Ernst Kretzschmar verstarb am 4. Dezember 87-jährig. Geboren in Meseritz (polnisch: Miedzyrzecz) im heute polnischen Ost-Brandenburg kam er an die Neiße, „da seine Großmutter hier Anlaufpunkt des Heimatvertriebenen war. Er konnte sich über die gemeinsame preußische Geschichte Brandenburgs und Schlesiens mit Görlitz gut anfreunden“, stellt Oliver Rettig fest.
Nach dem Abitur und dem Lehrerstudium an der Pädagogischen Hochschule Potsdam war Ernst Kretzschmar zunächst als Lehrer an der Erweiterten Oberschule in Görlitz, heute Joliot-Curie-Gymnasium, tätig. Hier entstand auch seine Promotion zur Geschichte der Erziehung, er verteidigte seine Schrift mit Summa cum Laude, der bestmöglichen Note. Seine Forschungsarbeit mündete in die Veröffentlichung des Heftes „450 Jahre höhere Schulbildung in Görlitz“.
1974 wechselte er in die Städtischen Kunstsammlungen, wo er bis 1995 als wissenschaftlicher Mitarbeiter eine ganz neue Seite des Museums entwickelte, das bis dahin eher von den kunsthandwerklichen und künstlerischen Sammlungen geprägt war. Er begann stadt- und alltagsgeschichtliche Dinge, Fotografien und Postkarten von Görlitz zusammenzutragen und diese in Ausstellungen wie „Zwischen Biedermeier und Märzrevolution“ oder „Unter dem Hakenkreuz“ zu zeigen. Gleichzeitig entstanden zu einzelnen Perioden der Görlitzer Stadtgeschichte Bildhefte.

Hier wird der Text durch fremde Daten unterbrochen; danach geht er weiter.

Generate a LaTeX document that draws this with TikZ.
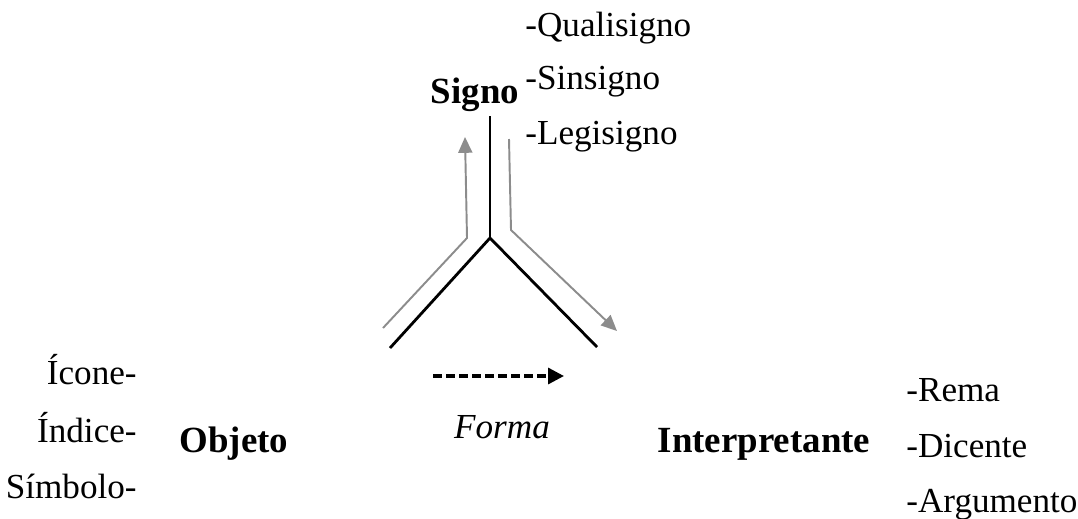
\documentclass[tikz,border=0pt]{standalone}
\usepackage{fontspec}
\setmainfont{Liberation Serif}
\usetikzlibrary{arrows.meta,positioning}
\definecolor{flowgray}{HTML}{8C8C8C}

\begin{document}
\begin{tikzpicture}[
    x=0.02cm, y=-0.02cm,
    txt/.style={inner sep=0pt, font=\fontsize{20}{24}\selectfont},
    head/.style={inner sep=0pt, font=\fontsize{21}{25}\selectfont\bfseries},
    axis/.style={line width=1.6pt, black},
    flow/.style={-{Triangle[length=9pt, width=8pt]}, line width=1.1pt, flowgray},
    form/.style={-{Triangle[length=9pt, width=9pt]}, line width=1.9pt, black, dash pattern=on 5pt off 2.4pt},
]
    \useasboundingbox (0,0) rectangle (1078,518);

    % Signo
    \node[head, anchor=base] (signo) at (475,103) {Signo};
    \node[txt, anchor=base west] (quali) at (525,36) {-Qualisigno};
    \node[txt, anchor=base west] (sins) at (525,89) {-Sinsigno};
    \node[txt, anchor=base west] (legi) at (525,144) {-Legisigno};

    % Objeto
    \node[head, anchor=base] (objeto) at (234,452) {Objeto};
    \node[txt, anchor=base east] (icone) at (137,384) {Ícone-};
    \node[txt, anchor=base east] (indice) at (137,442) {Índice-};
    \node[txt, anchor=base east] (simbolo) at (137,498) {Símbolo-};

    % Interpretante
    \node[head, anchor=base] (interp) at (764,452) {Interpretante};
    \node[txt, anchor=base west] (rema) at (906,401) {-Rema};
    \node[txt, anchor=base west] (dicente) at (906,457) {-Dicente};
    \node[txt, anchor=base west] (argum) at (906,512) {-Argumento};

    % Forma
    \node[txt, font=\fontsize{20}{24}\selectfont\itshape, anchor=base] (forma) at (502,438) {Forma};

    % tripod
    \coordinate (ytop) at (490,116);
    \coordinate (ymid) at (490,238);
    \coordinate (yleft) at (390,348);
    \coordinate (yright) at (597,347);
    \draw[axis] (ytop) -- (ymid);
    \draw[axis] (yleft) -- (ymid) -- (yright);

    % flow arrows
    \coordinate (upstart) at (383,328);
    \coordinate (upbend) at (467,238);
    \coordinate (upend) at (465,137);
    \draw[flow] (upstart) -- (upbend) -- (upend);
    \coordinate (dnstart) at (509,139);
    \coordinate (dnbend) at (511,230);
    \coordinate (dnend) at (617,331);
    \draw[flow] (dnstart) -- (dnbend) -- (dnend);

    % dashed arrow
    \coordinate (fstart) at (433,376);
    \coordinate (fend) at (564,376);
    \draw[form] (fstart) -- (fend);

\end{tikzpicture}
\end{document}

Die Wiederentdeckung des Görlitzer Künstlers Johannes Wüsten als Maler und Schriftsteller führte zur Einrichtung einer gleichnamigen Museumsabteilung. Er knüpfte Kontakte zur Künstlerfamilie, die vom Museum fortgeführt werden. Als es in der DDR möglich wurde, war er einer der ersten, der die Forschung zur jüdischen Geschichte von Görlitz gemeinsam mit dem damaligen Ratsarchivar Peter Wenzel förderte.
Besondere Leidenschaft widmete er dem Jugendklub „Johannes Wüsten“. Mit den Theateraufführungen von Wüstens „Verrätergasse“ 1977 zu den Museumstagen der Arbeiterjugend zeigte er sein Talent zu Regie und Schauspiel. Vor allem mit der langjährigen Museumspädagogin Ingrid Rosin bildete er ein kongeniales Paar – Otto und Frieda, das Türmerehepaar. In den 90er Jahren wurden die Veranstaltungsreihen Seniorentreff und Heimatgeschichtliches Wochenende am Museum begründet. Einmal monatlich standen Führungen, Vorträge, aber auch Kulturgeschichtliche Spaziergänge auf dem Plan. Ernst Kretzschmar war es wichtig, nicht nur Geschichte zu vermitteln, sondern Heimatliebe zu fördern. Mit seiner Tasche über der Schulter, in der ein Diaprojektor und eine große Kiste mit Bildern verstaut waren, zog er durch die Stadt zum Blindenverband, Einwohnergemeinschaften, Altenheimen oder Kirchenverbänden.
In den letzten Jahren beteiligte sich Kretzschmar an Görlitzer Theaterspektakeln wie „Der Gottesacker blüht“ oder dem nächtlichen Sagenrundgang. Unvergessen wird er als Herr von Schachmann zu den Königshainer Heimatfesten bleiben und natürlich als wichtigster Autor in den Stadtbildheften.